╔══
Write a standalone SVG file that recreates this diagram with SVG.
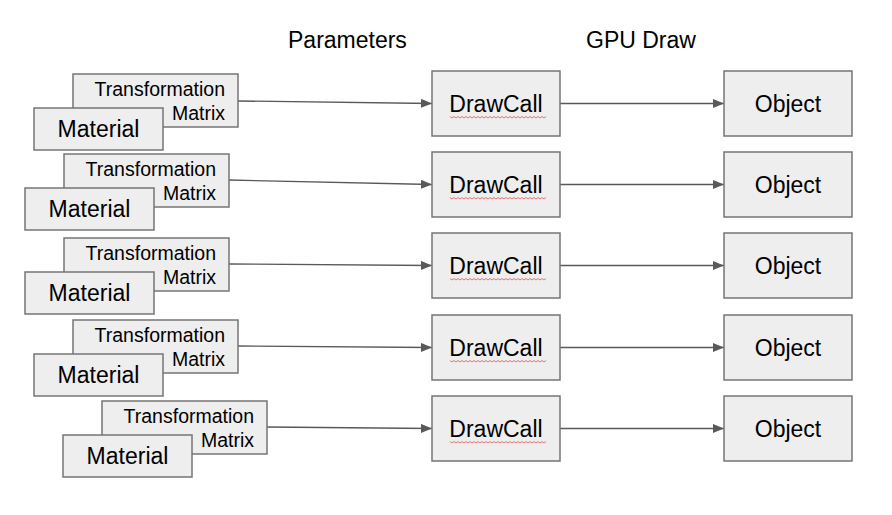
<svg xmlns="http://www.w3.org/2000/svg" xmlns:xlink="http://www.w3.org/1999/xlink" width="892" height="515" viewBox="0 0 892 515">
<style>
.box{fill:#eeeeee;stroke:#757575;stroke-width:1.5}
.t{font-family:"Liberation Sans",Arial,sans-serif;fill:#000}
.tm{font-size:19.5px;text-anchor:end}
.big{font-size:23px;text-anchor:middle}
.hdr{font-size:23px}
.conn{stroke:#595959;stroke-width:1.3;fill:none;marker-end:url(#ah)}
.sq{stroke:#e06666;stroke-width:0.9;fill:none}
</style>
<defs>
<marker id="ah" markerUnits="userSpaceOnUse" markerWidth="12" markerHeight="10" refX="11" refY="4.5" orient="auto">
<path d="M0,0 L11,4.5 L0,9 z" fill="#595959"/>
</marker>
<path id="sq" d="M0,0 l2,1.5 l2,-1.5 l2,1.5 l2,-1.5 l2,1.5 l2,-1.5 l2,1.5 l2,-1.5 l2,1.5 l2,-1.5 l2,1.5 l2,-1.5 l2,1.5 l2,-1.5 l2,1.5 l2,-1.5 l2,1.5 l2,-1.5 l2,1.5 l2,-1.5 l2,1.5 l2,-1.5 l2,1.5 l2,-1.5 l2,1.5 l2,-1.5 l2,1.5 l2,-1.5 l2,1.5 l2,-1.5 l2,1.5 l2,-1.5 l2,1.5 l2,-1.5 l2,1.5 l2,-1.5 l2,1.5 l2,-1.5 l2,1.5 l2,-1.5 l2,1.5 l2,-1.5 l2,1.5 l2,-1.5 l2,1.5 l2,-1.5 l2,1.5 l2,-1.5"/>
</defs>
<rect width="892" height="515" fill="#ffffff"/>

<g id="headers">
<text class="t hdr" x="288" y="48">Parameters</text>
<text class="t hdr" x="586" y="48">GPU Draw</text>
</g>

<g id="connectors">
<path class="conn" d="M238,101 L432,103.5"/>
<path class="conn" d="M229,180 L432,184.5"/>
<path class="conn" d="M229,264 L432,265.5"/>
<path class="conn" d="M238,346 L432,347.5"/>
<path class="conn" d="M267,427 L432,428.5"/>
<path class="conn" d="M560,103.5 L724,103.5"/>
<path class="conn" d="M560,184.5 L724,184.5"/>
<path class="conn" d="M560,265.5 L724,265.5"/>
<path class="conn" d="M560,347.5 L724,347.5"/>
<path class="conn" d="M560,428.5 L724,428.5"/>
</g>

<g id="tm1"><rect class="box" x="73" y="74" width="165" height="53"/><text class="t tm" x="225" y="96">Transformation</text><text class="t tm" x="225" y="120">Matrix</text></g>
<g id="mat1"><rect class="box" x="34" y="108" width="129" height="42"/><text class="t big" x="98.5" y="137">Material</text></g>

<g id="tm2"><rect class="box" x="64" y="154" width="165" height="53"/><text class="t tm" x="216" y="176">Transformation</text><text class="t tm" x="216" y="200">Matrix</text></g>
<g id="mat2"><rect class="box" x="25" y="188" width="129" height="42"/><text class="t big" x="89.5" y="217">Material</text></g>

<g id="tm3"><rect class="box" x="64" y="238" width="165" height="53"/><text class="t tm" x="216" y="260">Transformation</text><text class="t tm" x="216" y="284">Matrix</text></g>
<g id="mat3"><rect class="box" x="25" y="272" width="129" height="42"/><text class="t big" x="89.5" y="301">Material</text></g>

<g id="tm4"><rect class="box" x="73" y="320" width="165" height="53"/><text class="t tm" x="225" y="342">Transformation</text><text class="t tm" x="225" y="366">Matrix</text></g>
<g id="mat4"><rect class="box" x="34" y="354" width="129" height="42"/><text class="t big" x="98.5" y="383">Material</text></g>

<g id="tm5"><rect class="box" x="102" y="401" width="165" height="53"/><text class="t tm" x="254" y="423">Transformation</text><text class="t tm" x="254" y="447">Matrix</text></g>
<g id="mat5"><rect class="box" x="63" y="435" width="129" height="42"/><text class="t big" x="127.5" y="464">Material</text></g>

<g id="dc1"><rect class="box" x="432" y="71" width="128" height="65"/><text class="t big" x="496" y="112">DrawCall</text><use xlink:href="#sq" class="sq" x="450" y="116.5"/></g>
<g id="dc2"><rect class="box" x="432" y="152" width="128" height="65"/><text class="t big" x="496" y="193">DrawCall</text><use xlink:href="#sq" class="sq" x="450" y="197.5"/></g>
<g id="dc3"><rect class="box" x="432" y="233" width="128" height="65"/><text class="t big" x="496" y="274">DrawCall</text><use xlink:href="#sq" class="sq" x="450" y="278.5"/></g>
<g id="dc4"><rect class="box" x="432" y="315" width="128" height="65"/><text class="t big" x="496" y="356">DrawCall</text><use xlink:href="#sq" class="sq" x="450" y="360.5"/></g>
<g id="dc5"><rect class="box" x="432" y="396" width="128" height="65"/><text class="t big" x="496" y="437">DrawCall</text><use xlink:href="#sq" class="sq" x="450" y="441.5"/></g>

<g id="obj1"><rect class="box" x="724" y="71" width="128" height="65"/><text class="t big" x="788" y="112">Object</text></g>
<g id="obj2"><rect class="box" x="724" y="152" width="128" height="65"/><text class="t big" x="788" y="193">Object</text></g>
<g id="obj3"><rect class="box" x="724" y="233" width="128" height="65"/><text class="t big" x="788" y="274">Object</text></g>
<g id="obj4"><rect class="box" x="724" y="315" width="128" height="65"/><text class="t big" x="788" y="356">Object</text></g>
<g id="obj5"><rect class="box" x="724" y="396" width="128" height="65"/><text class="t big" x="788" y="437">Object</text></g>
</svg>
╚══
Task brief
Reproduce the data above in full, exactly as it is, with the pictures left out.

Finished task
Write a standalone SVG file that recreates this diagram with SVG.
<svg xmlns="http://www.w3.org/2000/svg" xmlns:xlink="http://www.w3.org/1999/xlink" width="892" height="515" viewBox="0 0 892 515">
<style>
.box{fill:#eeeeee;stroke:#757575;stroke-width:1.5}
.t{font-family:"Liberation Sans",Arial,sans-serif;fill:#000}
.tm{font-size:19.5px;text-anchor:end}
.big{font-size:23px;text-anchor:middle}
.hdr{font-size:23px}
.conn{stroke:#595959;stroke-width:1.3;fill:none;marker-end:url(#ah)}
.sq{stroke:#e06666;stroke-width:0.9;fill:none}
</style>
<defs>
<marker id="ah" markerUnits="userSpaceOnUse" markerWidth="12" markerHeight="10" refX="11" refY="4.5" orient="auto">
<path d="M0,0 L11,4.5 L0,9 z" fill="#595959"/>
</marker>
<path id="sq" d="M0,0 l2,1.5 l2,-1.5 l2,1.5 l2,-1.5 l2,1.5 l2,-1.5 l2,1.5 l2,-1.5 l2,1.5 l2,-1.5 l2,1.5 l2,-1.5 l2,1.5 l2,-1.5 l2,1.5 l2,-1.5 l2,1.5 l2,-1.5 l2,1.5 l2,-1.5 l2,1.5 l2,-1.5 l2,1.5 l2,-1.5 l2,1.5 l2,-1.5 l2,1.5 l2,-1.5 l2,1.5 l2,-1.5 l2,1.5 l2,-1.5 l2,1.5 l2,-1.5 l2,1.5 l2,-1.5 l2,1.5 l2,-1.5 l2,1.5 l2,-1.5 l2,1.5 l2,-1.5 l2,1.5 l2,-1.5 l2,1.5 l2,-1.5 l2,1.5 l2,-1.5"/>
</defs>
<rect width="892" height="515" fill="#ffffff"/>

<g id="headers">
<text class="t hdr" x="288" y="48">Parameters</text>
<text class="t hdr" x="586" y="48">GPU Draw</text>
</g>

<g id="connectors">
<path class="conn" d="M238,101 L432,103.5"/>
<path class="conn" d="M229,180 L432,184.5"/>
<path class="conn" d="M229,264 L432,265.5"/>
<path class="conn" d="M238,346 L432,347.5"/>
<path class="conn" d="M267,427 L432,428.5"/>
<path class="conn" d="M560,103.5 L724,103.5"/>
<path class="conn" d="M560,184.5 L724,184.5"/>
<path class="conn" d="M560,265.5 L724,265.5"/>
<path class="conn" d="M560,347.5 L724,347.5"/>
<path class="conn" d="M560,428.5 L724,428.5"/>
</g>

<g id="tm1"><rect class="box" x="73" y="74" width="165" height="53"/><text class="t tm" x="225" y="96">Transformation</text><text class="t tm" x="225" y="120">Matrix</text></g>
<g id="mat1"><rect class="box" x="34" y="108" width="129" height="42"/><text class="t big" x="98.5" y="137">Material</text></g>

<g id="tm2"><rect class="box" x="64" y="154" width="165" height="53"/><text class="t tm" x="216" y="176">Transformation</text><text class="t tm" x="216" y="200">Matrix</text></g>
<g id="mat2"><rect class="box" x="25" y="188" width="129" height="42"/><text class="t big" x="89.5" y="217">Material</text></g>

<g id="tm3"><rect class="box" x="64" y="238" width="165" height="53"/><text class="t tm" x="216" y="260">Transformation</text><text class="t tm" x="216" y="284">Matrix</text></g>
<g id="mat3"><rect class="box" x="25" y="272" width="129" height="42"/><text class="t big" x="89.5" y="301">Material</text></g>

<g id="tm4"><rect class="box" x="73" y="320" width="165" height="53"/><text class="t tm" x="225" y="342">Transformation</text><text class="t tm" x="225" y="366">Matrix</text></g>
<g id="mat4"><rect class="box" x="34" y="354" width="129" height="42"/><text class="t big" x="98.5" y="383">Material</text></g>

<g id="tm5"><rect class="box" x="102" y="401" width="165" height="53"/><text class="t tm" x="254" y="423">Transformation</text><text class="t tm" x="254" y="447">Matrix</text></g>
<g id="mat5"><rect class="box" x="63" y="435" width="129" height="42"/><text class="t big" x="127.5" y="464">Material</text></g>

<g id="dc1"><rect class="box" x="432" y="71" width="128" height="65"/><text class="t big" x="496" y="112">DrawCall</text><use xlink:href="#sq" class="sq" x="450" y="116.5"/></g>
<g id="dc2"><rect class="box" x="432" y="152" width="128" height="65"/><text class="t big" x="496" y="193">DrawCall</text><use xlink:href="#sq" class="sq" x="450" y="197.5"/></g>
<g id="dc3"><rect class="box" x="432" y="233" width="128" height="65"/><text class="t big" x="496" y="274">DrawCall</text><use xlink:href="#sq" class="sq" x="450" y="278.5"/></g>
<g id="dc4"><rect class="box" x="432" y="315" width="128" height="65"/><text class="t big" x="496" y="356">DrawCall</text><use xlink:href="#sq" class="sq" x="450" y="360.5"/></g>
<g id="dc5"><rect class="box" x="432" y="396" width="128" height="65"/><text class="t big" x="496" y="437">DrawCall</text><use xlink:href="#sq" class="sq" x="450" y="441.5"/></g>

<g id="obj1"><rect class="box" x="724" y="71" width="128" height="65"/><text class="t big" x="788" y="112">Object</text></g>
<g id="obj2"><rect class="box" x="724" y="152" width="128" height="65"/><text class="t big" x="788" y="193">Object</text></g>
<g id="obj3"><rect class="box" x="724" y="233" width="128" height="65"/><text class="t big" x="788" y="274">Object</text></g>
<g id="obj4"><rect class="box" x="724" y="315" width="128" height="65"/><text class="t big" x="788" y="356">Object</text></g>
<g id="obj5"><rect class="box" x="724" y="396" width="128" height="65"/><text class="t big" x="788" y="437">Object</text></g>
</svg>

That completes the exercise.